Et il s’en faut que là se réduisent pour nous la partie vivante et toujours utilisable des idées morales de Cicéron. Sans avoir eu la bonne fortune de trouver place dans nos catéchismes, combien d’autres qui pourraient aspirer à l’honneur de les compléter pour le grand profit de notre honnêteté publique ! L’espèce de florilège qu’on en a fait ici s’est surtout inspiré du désir de mettre sous les yeux des lecteurs de l’heure présente des conseils d’actuelle utilité. Nous n’avons donc pas à y revenir. Mais au moment où les questions d’intérêt et de devoir social prennent une place de plus en plus prépondérante dans nos préoccupations, alors que les conditions de la vie publique sollicitent de plus en plus l’action de chacun, il ne sera peut-être pas hors de propos de rappeler ce que le plus éloquent des moralistes romains présente encore d’opportunes leçons.

 

FIN DE L’OUVRAGE

 

 

 



[1] Ep. ad Att., XII, 52.

[2] De of., I, 21.

[3] De of., III, 7.

[4] THAMIN, op. cit., p. 267.

[5] Octavius, 16-19.

[6] HIERON, Epist., LXX, 5.

[7] De of. Dei, 1, 11. Cf. De rep., IV, 21, 30.

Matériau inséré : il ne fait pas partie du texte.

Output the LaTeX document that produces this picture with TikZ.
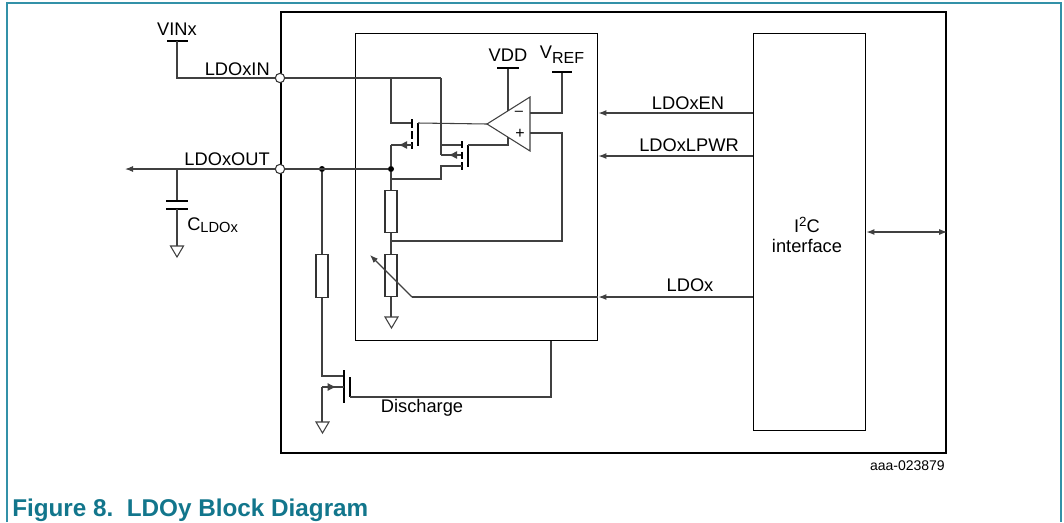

[8] Inst., VI, 2, 15. — Horten. fragm., 47. — De of., I, 1, 2, 1 ; III, 2, 5.

[9] Inst., VI, 5, 1.

[10] Inst., VI, 11, 2, Cf. De of., III, 5, 25.

[11] Pour les précisions et les références, voir R. PICHON, Lactance, Paris (1901), p. 257 et suiv.

[12] Pour les références, je me contente de renvoyer à THAMIN, op. cit., passim et particulièrement p. 190 et s, 208 et s., 267 et s.